The research teams at the Sri Aurobindo International Institute of Educational Research (SAIIER) have attempted the creation of the relevant teaching-learning material, and they have decided to present the same in the form of monographs.
It appears that there are three major powers that uplift life to higher and higher normative levels, and the value of these powers, if well illustrated, could be effectively conveyed to the learners for their upliftment. These powers are those of illumination, heroism and harmony.
It may be useful to explore the meanings of these terms -illumination, heroism and harmony - since the aim of these monographs is to provide material for a study of what is sought to be conveyed through these three terms. We offer here exploratory statements in regard to these three terms.

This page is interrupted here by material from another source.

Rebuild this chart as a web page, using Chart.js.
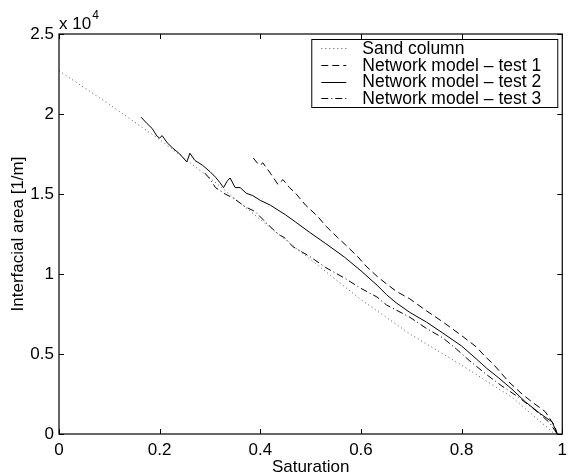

Illumination is that ignition of inner light in which meaning and value of substance and life-movement are seized, understood, comprehended, held, and possessed, stimulating and inspiring guided action and application and creativity culminating in joy, delight, even ecstasy. The width, depth and height of the light and vision determine the degrees of illumination, and when they reach the splendour and glory of synthesis and harmony, illumination ripens into wisdom. Wisdom, too, has varying degrees that can uncover powers of knowledge and action, which reveal unsuspected secrets and unimagined skills of art and craft of creativity and effectiveness.
Heroism is, essentially, inspired force and self-giving and sacrifice in the operations of will that is applied to the quest, realisation and triumph of meaning and value against the resistance of limitations and obstacles by means of courage, battle and adventure. There are degrees and heights of heroism determined
by the intensity, persistence and vastness of sacrifice. Heroism attains the highest states of greatness and refinement when it is guided by the highest wisdom and inspired by the sense of service to the ends of justice and harmony, as well as when tasks are executed with consummate skill.

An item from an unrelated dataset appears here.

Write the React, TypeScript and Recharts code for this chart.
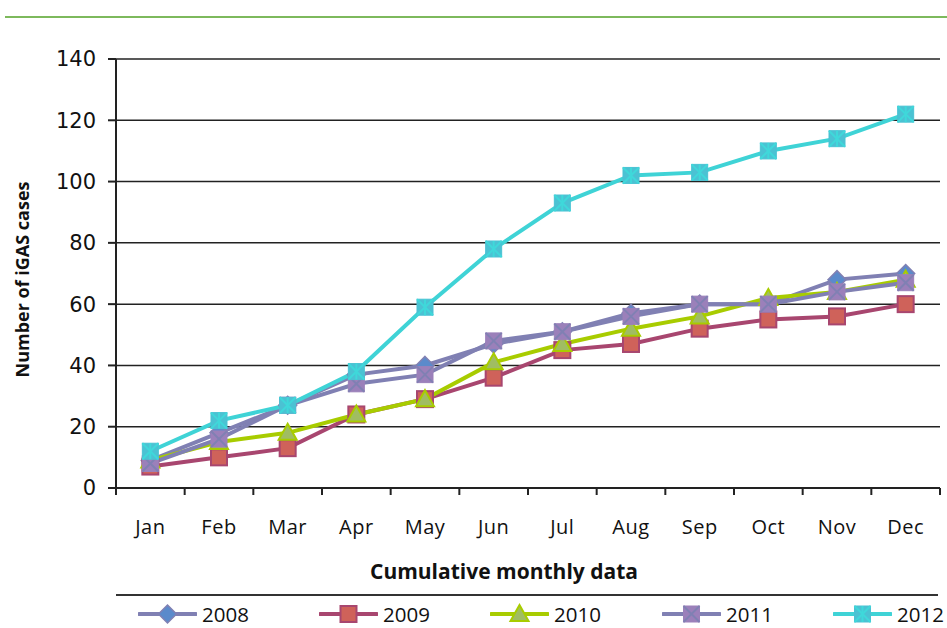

Harmony is a progressive state and action of synthesis and equilibrium generated by the creative force of joy and beauty and delight that combines and unites knowledge and peace and stability with will and action and growth and development. Without harmony, there is no perfection, even though there could be maximisation of one or more elements of our nature. When illumination and heroism join and engender relations of mutuality and unity, each is perfected by the other and creativity is endless.
The principal theme of this monograph is centred on harmony; it presents the story of Sri Krishna and his manifestation in Brindavan as the sweetness and nectar of Divine Love that mysteriously binds the individual soul with the Supreme and with all the other souls and manifestations of the Supreme in the world. In the depth of the human soul there breathes the Reality to whom it is offered irresistibly and unreservedly. The story of the Gopis is the story of human souls when they happen to discover in their midst, their Lord, without whom there is no breath of life. The relationship between the Gopis and Sri Krishna is the relationship of total harmony of which all the conceptions of harmony that we find in ordinary human life even when they are exalted to their maximum expression are only faint imitations. Humanity needs today peace and understanding, but in the ultimate analysis it is only the love of the soul for the Supreme that can sustain the required peace and understanding. The acme of this love of the human soul for the Divine is illustrated in the symbolic dance of Sri Krishna with the Gopis, the Rasalila, symbol of the symphony and festivity of total harmony.
* * *
There are four very great events in history, the siege of Troy, the life and crucifixion of Christ, the exile of Krishna in Brindavan and the colloquy with Arjuna on the field of Kurukshetra. The siege of Troy created Hellas, the exile in Brindavan created devotional religion, (for before there was only meditation and worship), Christ from his cross humanised Europe, the colloquy at Kurukshetra will yet liberate humanity. Yet it is said that none of these four events ever happened.
— Sri Aurobindo
Love, - Divine Love
Love is a passion and it seeks for two things, eternity and intensity, and in the relation of the Lover and Beloved the seeking for eternity and for intensity is instinctive and self-born. Love is a seeking for mutual possession, and it is here that the demand for mutual possession becomes absolute. Passing beyond desire of possession which means a difference, it is a seeking for oneness, and it is here that the idea of oneness, of two souls merging into each other and becoming one finds the acme of its longing and the utterness of its satisfaction. Love, too, is a yearning for beauty, and it is here that the yearning is eternally satisfied in the vision and the touch and the joy of the All-beautiful. Love is a child and a seeker of Delight, and it is here that it finds the highest possible ecstasy both of the heart-consciousness and of every fibre of the being. Moreover, this relation is that which as between human being and human being demands the most and, even while reaching the greatest intensities, is still the least satisfied, because only in the Divine can it find its real and its utter satisfaction. Therefore it is here most that the turning of human emotion Godwards finds its full meaning and discovers all the truth of which love is the human symbol, all its essential instincts divinised, raised, satisfied in the bliss from which our life was born and towards which by oneness it returns in the Ananda of the divine existence where love is absolute, eternal and unalloyed.
— Sri Aurobindo
All music is only the sound of His laughter,
All beauty the smile of His passionate bliss;
Our lives are His heart-beats, our rapture the bridal
Of Radha and Krishna, our love is their kiss.
— Sri Aurobindo
Sri Krishna, the All-blissful and All-beautiful.
— Sri Aurobindo
The name of That is "That Delight"; as That Delight one should follow after It. He who so knows That, towards him verily all existences yearn.